An Air New Zealand plane takes off from the airport in Sydney on August 23, 2017.
Air New Zealand posted a 17.5 percent fall in annual net profit on August 23 as increased competition hit the carrier's bottom line. / AFP PHOTO / Peter PARKS        (Photo credit should read PETER PARKS/AFP/Getty Images)
CNN  — 

Air New Zealand’s attempts to trademark a logo of a common Māori greeting has sparked anger and threats of a boycott from the Māori community.

The Māori phrase “kia ora,” which translates literally as “be well,” is widely used across the country to mean “hello.”

Air New Zealand said that it wanted to trademark a logo of the phrase, which is also the name of its inflight magazine.

Matthew Tukaki, a spokesman for the The Māori Council, called the “harebrained” idea “an absolute disgrace” in a video statement posted online.

Tukaki, executive chairman for the council, said that Air New Zealand routinely “culturally misappropriate not only our symbols but now also our language,” noting that the move also came during Māori Language Week.

Tukaki also said that if Air New Zealand did not stop their “nonsense,” he would call for a national Māori boycott of the airline, and that the “vast majority” of Māori people were tired of businesses using symbols, names and culture in their branding.

“This is an absolute disgrace during Māori Language Week that you somehow think you have the right and the ability to not only misappropriate our culture and our language, but to somehow trademark one of the most recognizable symbols in all of our te reo (language)”, he said.

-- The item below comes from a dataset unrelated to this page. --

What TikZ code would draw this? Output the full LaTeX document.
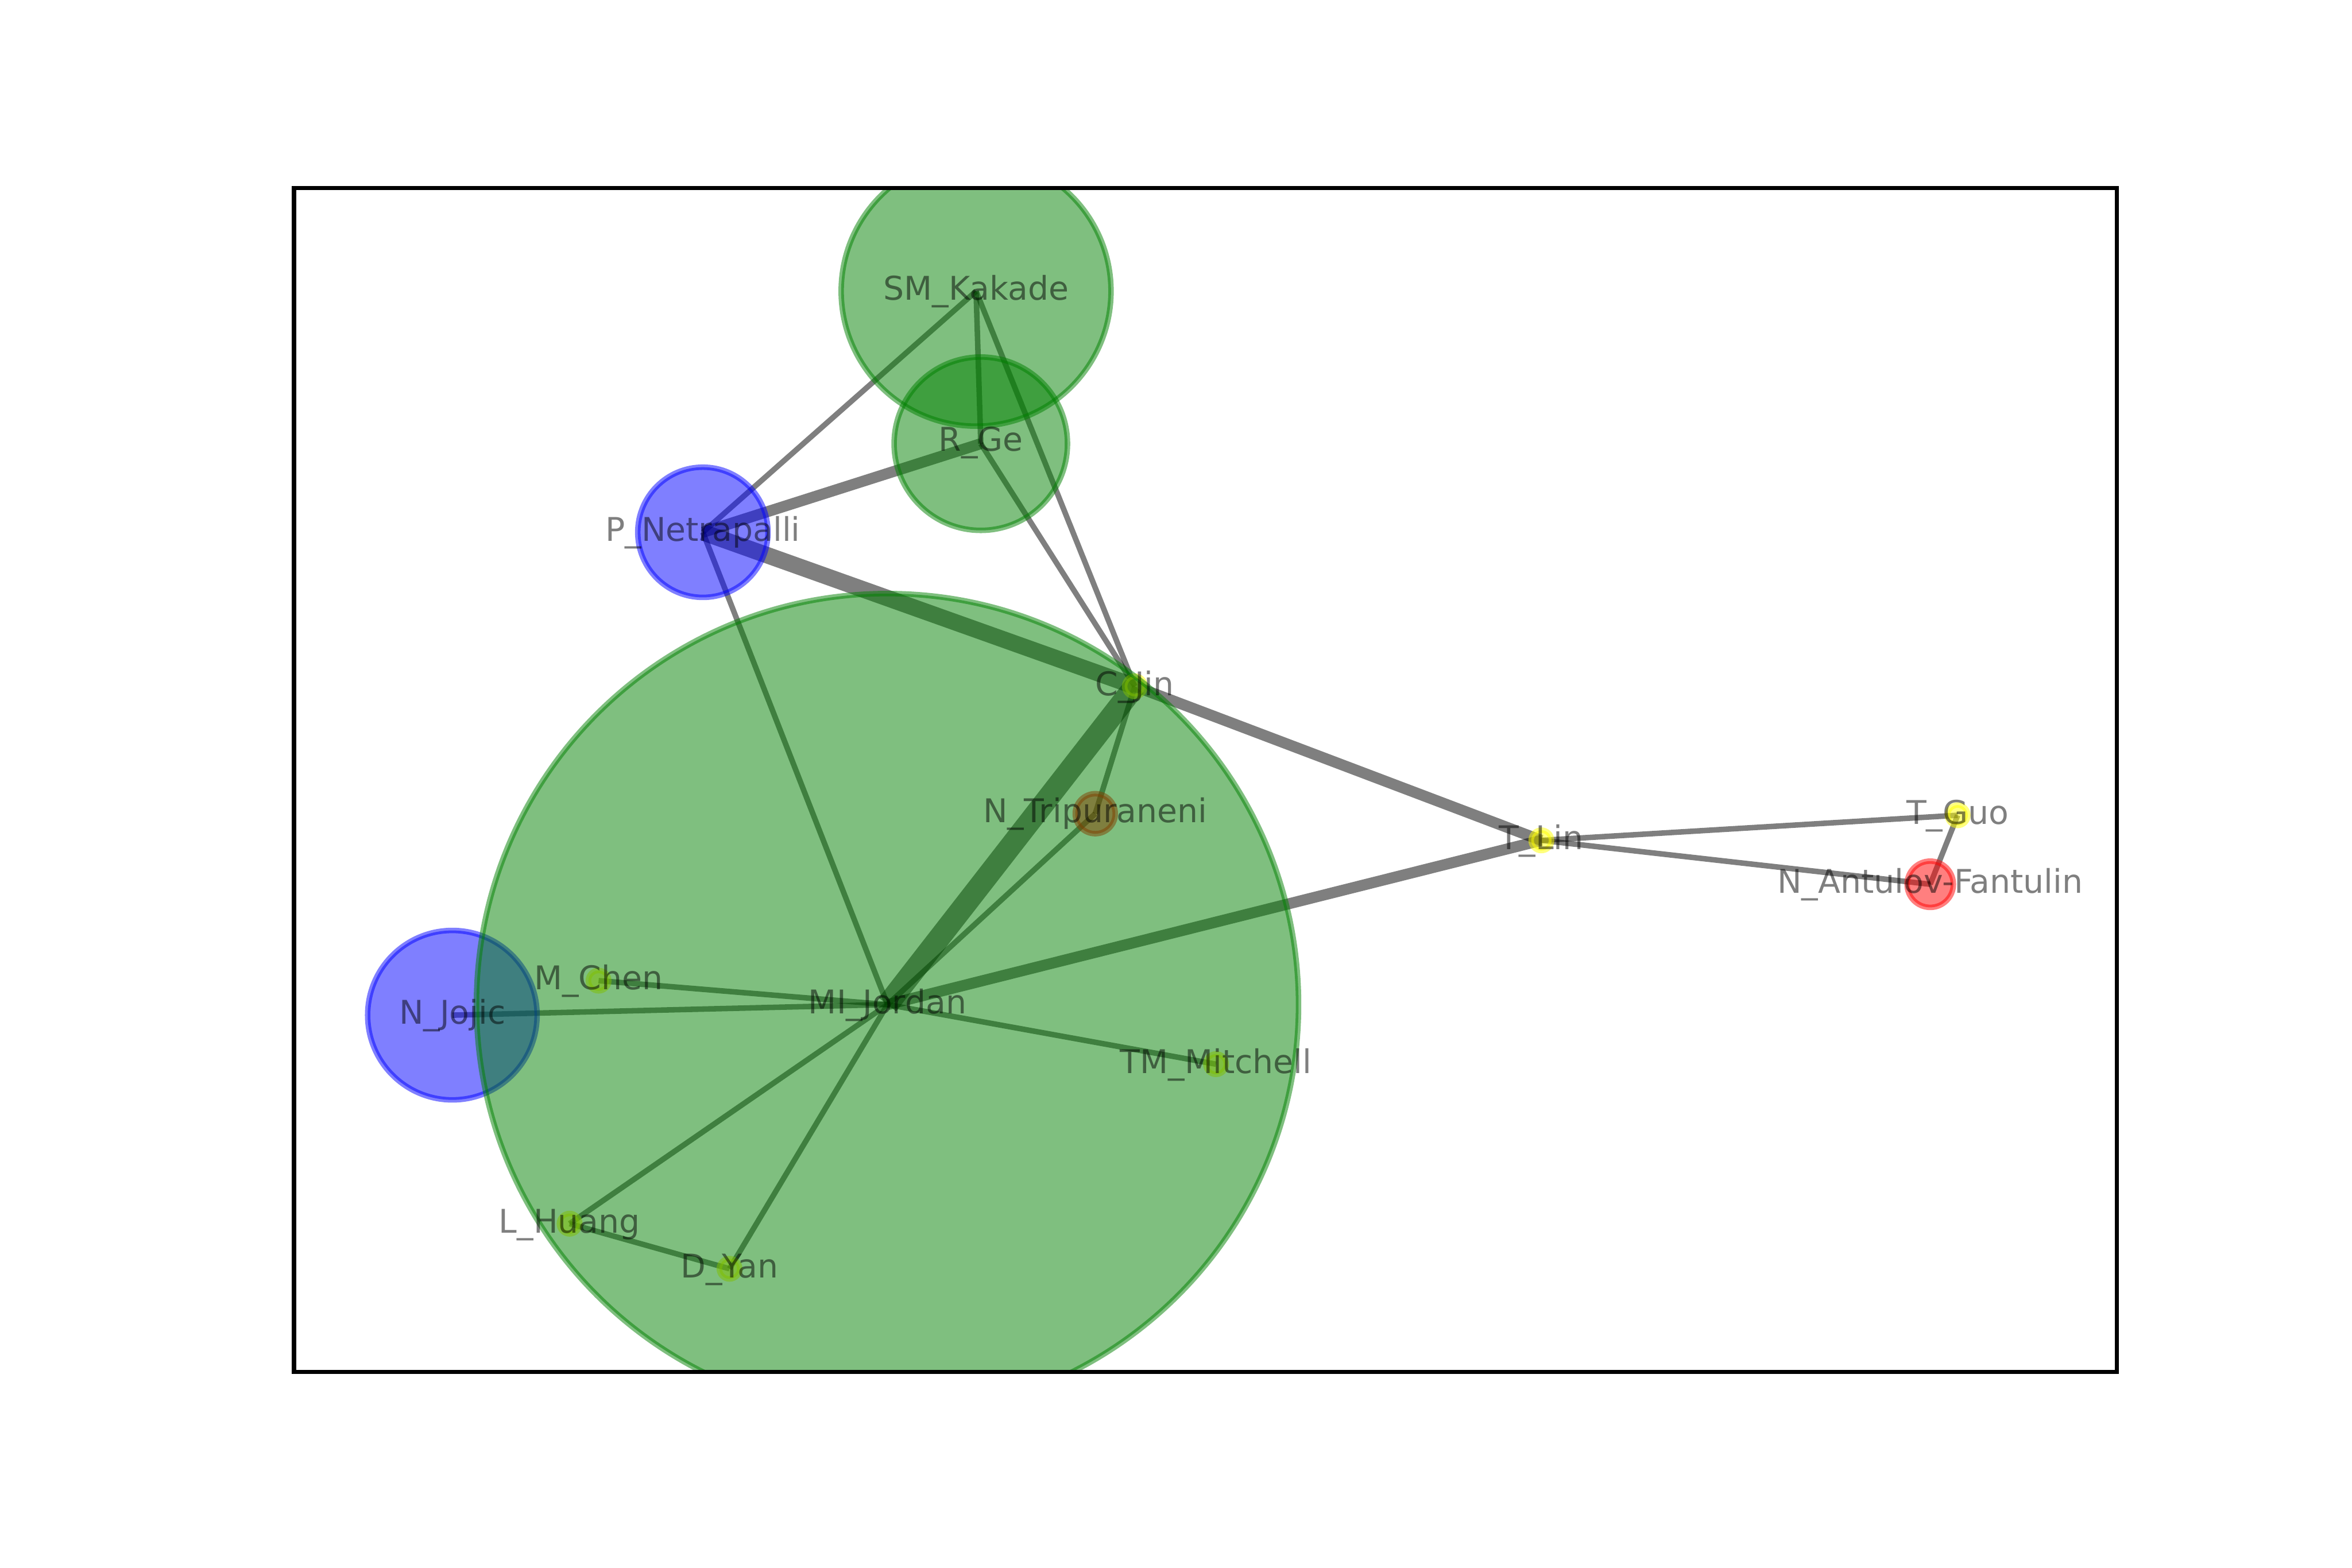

“I’m prepared to walk into the court and make a point if I need to,” he added.

In a statement sent to CNN, Air New Zealand said it wanted to trademark the logo, and not the phrase itself.

“This trademark application refers to the logo for the Air New Zealand inflight magazine title,” Air New Zealand said in a statement. “It’s standard corporate practice to have all our logos trademarked and we have just started the process given Kia Ora magazine has recently been through a refresh,” they added.

The airline said it had “great respect” for the Māori language.